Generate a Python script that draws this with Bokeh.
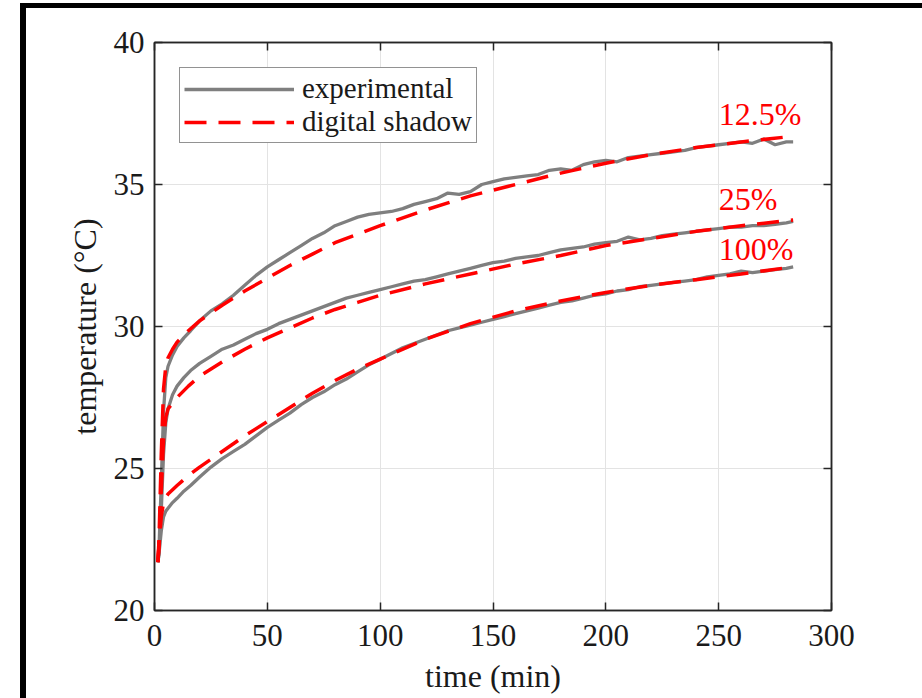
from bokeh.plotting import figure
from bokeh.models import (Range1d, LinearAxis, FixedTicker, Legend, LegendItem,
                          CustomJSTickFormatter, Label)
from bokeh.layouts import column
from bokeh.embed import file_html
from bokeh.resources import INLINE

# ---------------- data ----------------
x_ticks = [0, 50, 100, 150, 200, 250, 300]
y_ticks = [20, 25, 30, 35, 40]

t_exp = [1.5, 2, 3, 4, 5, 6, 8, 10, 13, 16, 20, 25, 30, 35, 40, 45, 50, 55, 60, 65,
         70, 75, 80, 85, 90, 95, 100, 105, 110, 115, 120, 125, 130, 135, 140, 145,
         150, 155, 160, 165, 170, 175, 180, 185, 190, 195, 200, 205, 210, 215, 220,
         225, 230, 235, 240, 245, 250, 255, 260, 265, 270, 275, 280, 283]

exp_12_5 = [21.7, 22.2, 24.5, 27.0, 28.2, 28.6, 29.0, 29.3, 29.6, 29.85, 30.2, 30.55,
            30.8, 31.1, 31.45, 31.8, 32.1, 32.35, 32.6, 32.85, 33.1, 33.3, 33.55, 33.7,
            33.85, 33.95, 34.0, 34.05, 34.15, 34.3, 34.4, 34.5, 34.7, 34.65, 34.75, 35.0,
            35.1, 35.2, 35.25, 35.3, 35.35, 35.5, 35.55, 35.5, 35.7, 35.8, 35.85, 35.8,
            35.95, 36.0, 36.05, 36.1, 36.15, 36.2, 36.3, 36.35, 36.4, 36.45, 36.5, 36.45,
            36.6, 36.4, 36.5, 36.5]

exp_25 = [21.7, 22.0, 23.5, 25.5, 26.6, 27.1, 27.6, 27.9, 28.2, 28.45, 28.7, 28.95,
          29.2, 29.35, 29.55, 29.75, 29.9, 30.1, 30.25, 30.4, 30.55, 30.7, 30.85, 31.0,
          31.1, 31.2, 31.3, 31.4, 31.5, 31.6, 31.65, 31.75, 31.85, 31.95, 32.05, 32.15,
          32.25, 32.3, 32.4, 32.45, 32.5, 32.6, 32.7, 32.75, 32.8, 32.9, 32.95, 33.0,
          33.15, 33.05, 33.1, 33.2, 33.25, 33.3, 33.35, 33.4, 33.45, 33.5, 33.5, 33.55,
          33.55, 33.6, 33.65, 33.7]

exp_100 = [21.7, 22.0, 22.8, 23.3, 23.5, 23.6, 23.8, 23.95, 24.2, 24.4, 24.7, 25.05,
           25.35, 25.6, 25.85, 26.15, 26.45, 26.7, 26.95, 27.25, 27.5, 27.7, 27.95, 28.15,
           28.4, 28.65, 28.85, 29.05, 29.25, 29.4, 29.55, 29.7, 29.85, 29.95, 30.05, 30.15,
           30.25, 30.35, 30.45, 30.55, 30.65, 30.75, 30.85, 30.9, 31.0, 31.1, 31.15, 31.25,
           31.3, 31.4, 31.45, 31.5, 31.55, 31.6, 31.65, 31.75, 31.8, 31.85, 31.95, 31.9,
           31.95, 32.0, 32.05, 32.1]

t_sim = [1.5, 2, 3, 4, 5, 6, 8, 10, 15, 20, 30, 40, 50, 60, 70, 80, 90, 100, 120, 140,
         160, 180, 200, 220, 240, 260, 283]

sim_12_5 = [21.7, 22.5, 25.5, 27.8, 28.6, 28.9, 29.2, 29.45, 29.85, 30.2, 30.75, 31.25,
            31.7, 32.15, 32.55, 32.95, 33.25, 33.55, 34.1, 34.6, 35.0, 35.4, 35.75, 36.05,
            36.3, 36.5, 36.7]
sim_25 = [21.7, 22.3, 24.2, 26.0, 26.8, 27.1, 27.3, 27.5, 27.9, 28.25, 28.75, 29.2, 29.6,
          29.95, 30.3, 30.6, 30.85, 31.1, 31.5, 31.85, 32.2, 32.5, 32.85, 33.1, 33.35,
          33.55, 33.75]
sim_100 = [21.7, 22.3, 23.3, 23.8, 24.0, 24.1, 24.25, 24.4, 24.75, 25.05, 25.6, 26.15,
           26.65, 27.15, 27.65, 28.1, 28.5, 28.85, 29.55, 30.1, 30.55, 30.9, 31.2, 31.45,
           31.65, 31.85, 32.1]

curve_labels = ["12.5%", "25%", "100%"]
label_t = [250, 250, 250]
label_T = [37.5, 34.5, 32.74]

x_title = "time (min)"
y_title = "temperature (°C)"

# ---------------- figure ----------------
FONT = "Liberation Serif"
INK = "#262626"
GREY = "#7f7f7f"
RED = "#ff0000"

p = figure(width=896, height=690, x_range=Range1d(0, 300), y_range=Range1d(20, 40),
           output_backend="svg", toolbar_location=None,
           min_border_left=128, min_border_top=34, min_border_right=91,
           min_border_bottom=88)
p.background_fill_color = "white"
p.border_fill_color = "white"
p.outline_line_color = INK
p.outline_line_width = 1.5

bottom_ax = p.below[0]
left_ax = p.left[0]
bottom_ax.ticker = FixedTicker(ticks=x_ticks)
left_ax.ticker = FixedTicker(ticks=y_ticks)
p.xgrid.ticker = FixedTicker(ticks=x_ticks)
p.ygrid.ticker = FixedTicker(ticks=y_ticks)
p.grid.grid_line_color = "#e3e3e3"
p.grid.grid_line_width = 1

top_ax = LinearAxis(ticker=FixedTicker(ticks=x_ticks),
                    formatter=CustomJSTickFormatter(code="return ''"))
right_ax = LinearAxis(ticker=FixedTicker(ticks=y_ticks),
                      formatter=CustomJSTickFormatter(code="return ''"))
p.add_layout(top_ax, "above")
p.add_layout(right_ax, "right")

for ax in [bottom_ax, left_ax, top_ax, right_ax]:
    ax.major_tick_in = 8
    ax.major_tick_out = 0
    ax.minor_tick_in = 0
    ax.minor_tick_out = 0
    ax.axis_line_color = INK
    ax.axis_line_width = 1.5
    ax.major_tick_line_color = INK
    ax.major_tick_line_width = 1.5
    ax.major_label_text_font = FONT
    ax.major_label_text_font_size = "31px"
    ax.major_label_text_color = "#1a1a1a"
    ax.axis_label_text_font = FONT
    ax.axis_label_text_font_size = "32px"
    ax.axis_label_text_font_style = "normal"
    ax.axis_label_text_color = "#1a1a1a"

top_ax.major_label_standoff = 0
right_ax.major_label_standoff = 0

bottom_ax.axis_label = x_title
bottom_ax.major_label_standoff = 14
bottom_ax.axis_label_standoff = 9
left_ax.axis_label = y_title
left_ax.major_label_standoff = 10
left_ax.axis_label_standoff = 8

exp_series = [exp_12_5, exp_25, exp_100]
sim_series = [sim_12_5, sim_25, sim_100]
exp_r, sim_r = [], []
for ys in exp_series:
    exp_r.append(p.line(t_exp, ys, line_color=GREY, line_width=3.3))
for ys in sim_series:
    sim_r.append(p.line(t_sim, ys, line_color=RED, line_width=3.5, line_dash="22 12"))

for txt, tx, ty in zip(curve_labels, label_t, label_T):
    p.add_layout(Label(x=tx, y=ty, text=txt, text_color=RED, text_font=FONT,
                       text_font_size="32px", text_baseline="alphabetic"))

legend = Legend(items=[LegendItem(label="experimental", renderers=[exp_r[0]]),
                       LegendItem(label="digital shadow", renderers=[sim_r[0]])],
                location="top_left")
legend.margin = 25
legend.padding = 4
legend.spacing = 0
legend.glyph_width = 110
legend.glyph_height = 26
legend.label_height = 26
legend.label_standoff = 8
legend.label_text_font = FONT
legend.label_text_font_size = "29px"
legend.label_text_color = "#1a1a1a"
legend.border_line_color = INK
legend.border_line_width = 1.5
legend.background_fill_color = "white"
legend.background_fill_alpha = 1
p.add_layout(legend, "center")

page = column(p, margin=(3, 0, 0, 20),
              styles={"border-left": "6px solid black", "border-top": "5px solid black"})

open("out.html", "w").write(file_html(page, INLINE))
════════
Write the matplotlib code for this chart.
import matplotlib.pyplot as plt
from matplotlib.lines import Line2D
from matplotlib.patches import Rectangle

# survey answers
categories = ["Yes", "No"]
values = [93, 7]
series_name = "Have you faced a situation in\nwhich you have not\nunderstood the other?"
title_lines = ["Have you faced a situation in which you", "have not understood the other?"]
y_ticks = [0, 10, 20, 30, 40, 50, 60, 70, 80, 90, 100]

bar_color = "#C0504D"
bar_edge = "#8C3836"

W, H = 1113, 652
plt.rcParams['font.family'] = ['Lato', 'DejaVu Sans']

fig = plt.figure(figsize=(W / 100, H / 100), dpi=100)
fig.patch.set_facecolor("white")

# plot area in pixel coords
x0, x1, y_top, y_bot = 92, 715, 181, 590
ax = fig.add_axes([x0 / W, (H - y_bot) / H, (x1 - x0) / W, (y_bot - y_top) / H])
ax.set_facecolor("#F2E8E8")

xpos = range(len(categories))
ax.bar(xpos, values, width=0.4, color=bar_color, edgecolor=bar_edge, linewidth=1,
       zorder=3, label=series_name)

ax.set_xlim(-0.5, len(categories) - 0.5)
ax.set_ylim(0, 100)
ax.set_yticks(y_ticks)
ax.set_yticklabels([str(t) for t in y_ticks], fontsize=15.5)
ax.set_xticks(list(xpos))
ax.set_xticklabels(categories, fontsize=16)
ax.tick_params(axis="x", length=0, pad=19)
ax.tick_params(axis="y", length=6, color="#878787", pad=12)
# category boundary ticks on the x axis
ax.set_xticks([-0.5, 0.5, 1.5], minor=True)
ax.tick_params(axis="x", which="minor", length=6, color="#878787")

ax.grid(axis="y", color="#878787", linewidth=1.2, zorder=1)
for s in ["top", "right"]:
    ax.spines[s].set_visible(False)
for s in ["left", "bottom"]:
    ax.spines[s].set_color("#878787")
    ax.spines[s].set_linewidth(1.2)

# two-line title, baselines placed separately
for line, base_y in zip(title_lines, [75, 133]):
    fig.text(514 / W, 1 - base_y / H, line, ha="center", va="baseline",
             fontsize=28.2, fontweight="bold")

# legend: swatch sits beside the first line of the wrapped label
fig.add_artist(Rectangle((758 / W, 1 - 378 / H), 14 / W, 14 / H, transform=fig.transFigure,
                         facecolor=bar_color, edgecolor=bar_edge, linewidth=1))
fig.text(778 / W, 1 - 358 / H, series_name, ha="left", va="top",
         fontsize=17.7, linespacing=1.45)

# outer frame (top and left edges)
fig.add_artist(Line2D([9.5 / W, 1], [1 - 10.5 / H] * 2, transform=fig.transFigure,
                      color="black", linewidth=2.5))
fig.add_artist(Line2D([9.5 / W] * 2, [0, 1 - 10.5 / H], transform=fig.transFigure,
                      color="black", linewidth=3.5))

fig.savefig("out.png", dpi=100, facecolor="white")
════════
### Aim of the task
Pictures should be left out. Retype only the run of lines from the line containing "Generate a Python" to the line containing "275, 280, 283]", inclusive.

### Reply
Generate a Python script that draws this with Bokeh.
from bokeh.plotting import figure
from bokeh.models import (Range1d, LinearAxis, FixedTicker, Legend, LegendItem,
                          CustomJSTickFormatter, Label)
from bokeh.layouts import column
from bokeh.embed import file_html
from bokeh.resources import INLINE

# ---------------- data ----------------
x_ticks = [0, 50, 100, 150, 200, 250, 300]
y_ticks = [20, 25, 30, 35, 40]

t_exp = [1.5, 2, 3, 4, 5, 6, 8, 10, 13, 16, 20, 25, 30, 35, 40, 45, 50, 55, 60, 65,
         70, 75, 80, 85, 90, 95, 100, 105, 110, 115, 120, 125, 130, 135, 140, 145,
         150, 155, 160, 165, 170, 175, 180, 185, 190, 195, 200, 205, 210, 215, 220,
         225, 230, 235, 240, 245, 250, 255, 260, 265, 270, 275, 280, 283]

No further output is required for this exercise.